[Task prompt]
Please transcribe the data below exactly. Leave the pictures out.
* BEGIN Recorded information *
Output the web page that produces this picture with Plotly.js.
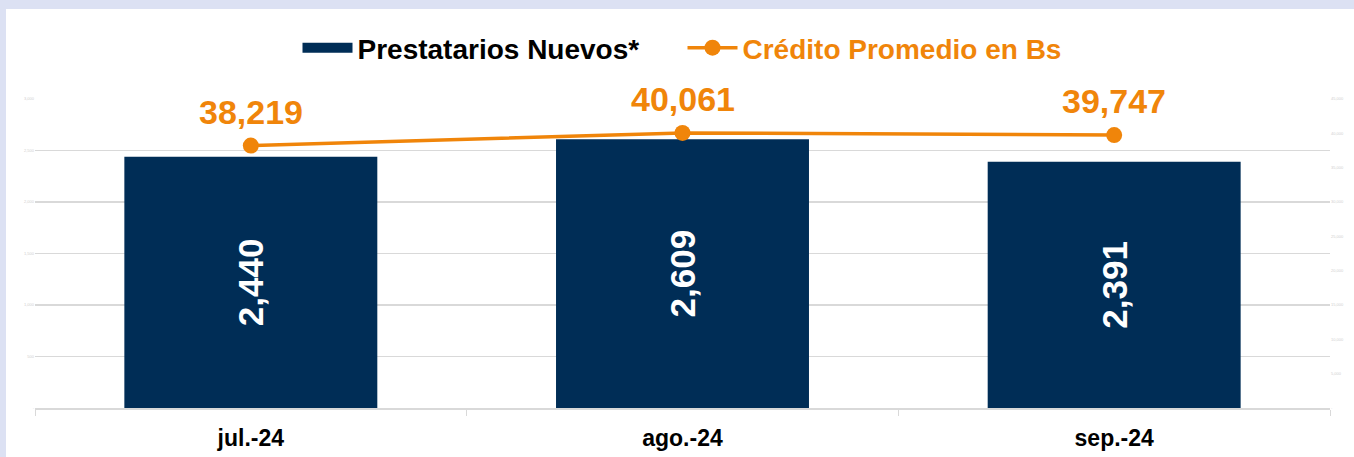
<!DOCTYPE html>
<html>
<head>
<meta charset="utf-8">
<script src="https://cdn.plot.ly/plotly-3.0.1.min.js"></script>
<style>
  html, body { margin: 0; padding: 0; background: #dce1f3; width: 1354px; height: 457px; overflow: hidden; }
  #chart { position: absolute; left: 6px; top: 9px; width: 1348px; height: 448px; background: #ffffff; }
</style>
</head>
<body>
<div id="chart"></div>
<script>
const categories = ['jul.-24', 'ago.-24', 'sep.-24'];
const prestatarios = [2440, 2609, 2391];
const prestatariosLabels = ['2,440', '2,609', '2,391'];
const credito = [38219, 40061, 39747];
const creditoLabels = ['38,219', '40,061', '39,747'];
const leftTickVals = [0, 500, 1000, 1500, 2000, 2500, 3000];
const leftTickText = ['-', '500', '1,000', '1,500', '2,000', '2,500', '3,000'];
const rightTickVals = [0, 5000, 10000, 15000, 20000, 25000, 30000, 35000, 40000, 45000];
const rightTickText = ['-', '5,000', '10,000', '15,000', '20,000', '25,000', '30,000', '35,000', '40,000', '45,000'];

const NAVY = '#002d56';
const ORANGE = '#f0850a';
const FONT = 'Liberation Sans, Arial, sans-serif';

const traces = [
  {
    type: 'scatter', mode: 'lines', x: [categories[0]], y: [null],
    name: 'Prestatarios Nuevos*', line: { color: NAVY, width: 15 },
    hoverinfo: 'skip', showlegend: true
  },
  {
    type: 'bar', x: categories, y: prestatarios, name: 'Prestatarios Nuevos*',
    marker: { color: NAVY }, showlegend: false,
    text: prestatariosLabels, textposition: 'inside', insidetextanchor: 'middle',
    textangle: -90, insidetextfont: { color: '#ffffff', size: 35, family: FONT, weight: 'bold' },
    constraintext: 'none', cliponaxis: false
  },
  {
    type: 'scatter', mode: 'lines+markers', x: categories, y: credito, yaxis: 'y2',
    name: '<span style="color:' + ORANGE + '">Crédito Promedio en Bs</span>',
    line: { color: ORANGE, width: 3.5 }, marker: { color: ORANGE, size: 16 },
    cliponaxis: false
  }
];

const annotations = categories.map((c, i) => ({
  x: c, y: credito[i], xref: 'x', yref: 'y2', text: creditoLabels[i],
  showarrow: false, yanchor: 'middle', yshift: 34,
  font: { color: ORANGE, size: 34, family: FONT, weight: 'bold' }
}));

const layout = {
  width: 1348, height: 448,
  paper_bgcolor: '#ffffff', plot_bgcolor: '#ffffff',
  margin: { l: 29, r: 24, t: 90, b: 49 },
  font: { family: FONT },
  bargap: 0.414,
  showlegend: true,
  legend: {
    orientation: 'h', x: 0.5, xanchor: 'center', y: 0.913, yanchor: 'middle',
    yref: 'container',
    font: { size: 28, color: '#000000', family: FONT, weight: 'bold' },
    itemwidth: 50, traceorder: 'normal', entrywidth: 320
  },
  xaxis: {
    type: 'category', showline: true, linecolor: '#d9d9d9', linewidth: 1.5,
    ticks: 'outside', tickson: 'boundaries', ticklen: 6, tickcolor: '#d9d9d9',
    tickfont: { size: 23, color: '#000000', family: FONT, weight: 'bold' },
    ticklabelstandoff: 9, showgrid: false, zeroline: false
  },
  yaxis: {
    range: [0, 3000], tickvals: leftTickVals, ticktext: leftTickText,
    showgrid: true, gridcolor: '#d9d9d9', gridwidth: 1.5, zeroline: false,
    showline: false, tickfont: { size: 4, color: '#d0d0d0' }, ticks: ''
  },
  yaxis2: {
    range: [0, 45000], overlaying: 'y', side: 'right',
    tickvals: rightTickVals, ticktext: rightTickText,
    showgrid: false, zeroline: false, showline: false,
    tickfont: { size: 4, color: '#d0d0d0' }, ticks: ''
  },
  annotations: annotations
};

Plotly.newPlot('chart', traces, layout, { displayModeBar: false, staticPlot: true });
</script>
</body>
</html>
* END Recorded information *
[Output of the task]
Output the web page that produces this picture with Plotly.js.
<!DOCTYPE html>
<html>
<head>
<meta charset="utf-8">
<script src="https://cdn.plot.ly/plotly-3.0.1.min.js"></script>
<style>
  html, body { margin: 0; padding: 0; background: #dce1f3; width: 1354px; height: 457px; overflow: hidden; }
  #chart { position: absolute; left: 6px; top: 9px; width: 1348px; height: 448px; background: #ffffff; }
</style>
</head>
<body>
<div id="chart"></div>
<script>
const categories = ['jul.-24', 'ago.-24', 'sep.-24'];
const prestatarios = [2440, 2609, 2391];
const prestatariosLabels = ['2,440', '2,609', '2,391'];
const credito = [38219, 40061, 39747];
const creditoLabels = ['38,219', '40,061', '39,747'];
const leftTickVals = [0, 500, 1000, 1500, 2000, 2500, 3000];
const leftTickText = ['-', '500', '1,000', '1,500', '2,000', '2,500', '3,000'];
const rightTickVals = [0, 5000, 10000, 15000, 20000, 25000, 30000, 35000, 40000, 45000];
const rightTickText = ['-', '5,000', '10,000', '15,000', '20,000', '25,000', '30,000', '35,000', '40,000', '45,000'];

const NAVY = '#002d56';
const ORANGE = '#f0850a';
const FONT = 'Liberation Sans, Arial, sans-serif';

const traces = [
  {
    type: 'scatter', mode: 'lines', x: [categories[0]], y: [null],
    name: 'Prestatarios Nuevos*', line: { color: NAVY, width: 15 },
    hoverinfo: 'skip', showlegend: true
  },
  {
    type: 'bar', x: categories, y: prestatarios, name: 'Prestatarios Nuevos*',
    marker: { color: NAVY }, showlegend: false,
    text: prestatariosLabels, textposition: 'inside', insidetextanchor: 'middle',
    textangle: -90, insidetextfont: { color: '#ffffff', size: 35, family: FONT, weight: 'bold' },
    constraintext: 'none', cliponaxis: false
  },
  {
    type: 'scatter', mode: 'lines+markers', x: categories, y: credito, yaxis: 'y2',
    name: '<span style="color:' + ORANGE + '">Crédito Promedio en Bs</span>',
    line: { color: ORANGE, width: 3.5 }, marker: { color: ORANGE, size: 16 },
    cliponaxis: false
  }
];

const annotations = categories.map((c, i) => ({
  x: c, y: credito[i], xref: 'x', yref: 'y2', text: creditoLabels[i],
  showarrow: false, yanchor: 'middle', yshift: 34,
  font: { color: ORANGE, size: 34, family: FONT, weight: 'bold' }
}));

const layout = {
  width: 1348, height: 448,
  paper_bgcolor: '#ffffff', plot_bgcolor: '#ffffff',
  margin: { l: 29, r: 24, t: 90, b: 49 },
  font: { family: FONT },
  bargap: 0.414,
  showlegend: true,
  legend: {
    orientation: 'h', x: 0.5, xanchor: 'center', y: 0.913, yanchor: 'middle',
    yref: 'container',
    font: { size: 28, color: '#000000', family: FONT, weight: 'bold' },
    itemwidth: 50, traceorder: 'normal', entrywidth: 320
  },
  xaxis: {
    type: 'category', showline: true, linecolor: '#d9d9d9', linewidth: 1.5,
    ticks: 'outside', tickson: 'boundaries', ticklen: 6, tickcolor: '#d9d9d9',
    tickfont: { size: 23, color: '#000000', family: FONT, weight: 'bold' },
    ticklabelstandoff: 9, showgrid: false, zeroline: false
  },
  yaxis: {
    range: [0, 3000], tickvals: leftTickVals, ticktext: leftTickText,
    showgrid: true, gridcolor: '#d9d9d9', gridwidth: 1.5, zeroline: false,
    showline: false, tickfont: { size: 4, color: '#d0d0d0' }, ticks: ''
  },
  yaxis2: {
    range: [0, 45000], overlaying: 'y', side: 'right',
    tickvals: rightTickVals, ticktext: rightTickText,
    showgrid: false, zeroline: false, showline: false,
    tickfont: { size: 4, color: '#d0d0d0' }, ticks: ''
  },
  annotations: annotations
};

Plotly.newPlot('chart', traces, layout, { displayModeBar: false, staticPlot: true });
</script>
</body>
</html>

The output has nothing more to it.